We all sense it. The calm before the storm. Before you can say ‘Facilitated customs arrangement’, Westminster will reconvene to face down its greatest challenge of the 21st century.
The British prime minister, his majority now hanging by a gossamer thin thread, refuses to rule out suspending Parliament to get the UK out of Europe without a deal. Legal challenges are afoot, a no confidence motion looms and a snap election hangs in the air like a grey Corbynite rain cloud.
If we are to be burdened by a third general election in five years, September’s conferences are where the parties mould their manifestos.

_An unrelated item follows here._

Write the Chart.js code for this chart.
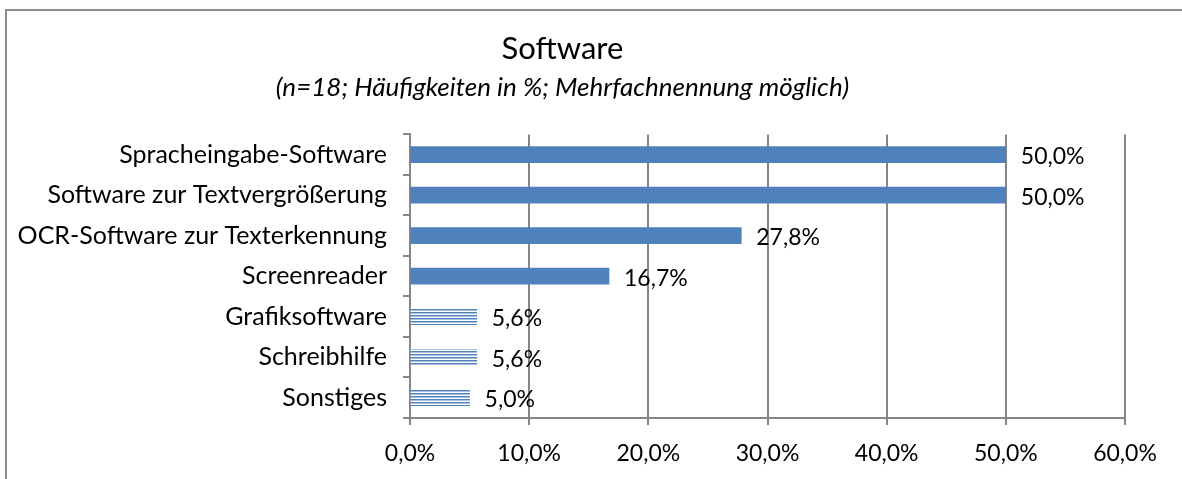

The chosen setting for this year’s Labour shindig has become the beach head in the battle against a uniquely bitter breed of anti-Zionist activist whose binary bigotry is reserved for the Jewish state, alone among all 194 others.
The English riviera resort loved for its diversity is now infamous for the opposite, with bus-loads of one-eyed anti-Israel agitators set to head down the M23 (belting out that classic Village People sing-a-long, ‘It’s fun to pray on the IHRA, It’s fun to pray on the IHRA…”).
In the back row, where all the vape-smoking, chewing-gum-under-the-seat trouble makers lurk, sits cuddly Ken ‘Hitler supported Zionism’ Livingstone, Jackie ‘Jews financed the slave trade’ Walker and Jew-baiting Chris ‘We’re too apologetic’ Williamson. Joining them for the ride will be former MK Haneen ‘Tel Aviv is occupied territory’ Zouabi and Asa ‘the CST is linked to Mossad’ Winstanley.
These people, like the Labour leader, are ideologues surrounded by ideologues who would sell their own grandma if it raised a few quid for Iranian TV or a Gaza flotilla. They will never be reasoned out of a position it doesn’t seem they were ever reasoned into in the first place.
The surreal sea of Palestinian flags at last year’s Labour conference bore witness to a party fuelled by a virulent tribalism that binds together those who hate Israel and, often by transparent extension, Jews. Its leader could be prime minister within weeks.
Hold on to your hats. It’s going to be a bumpy, grumpy, ugly autumn.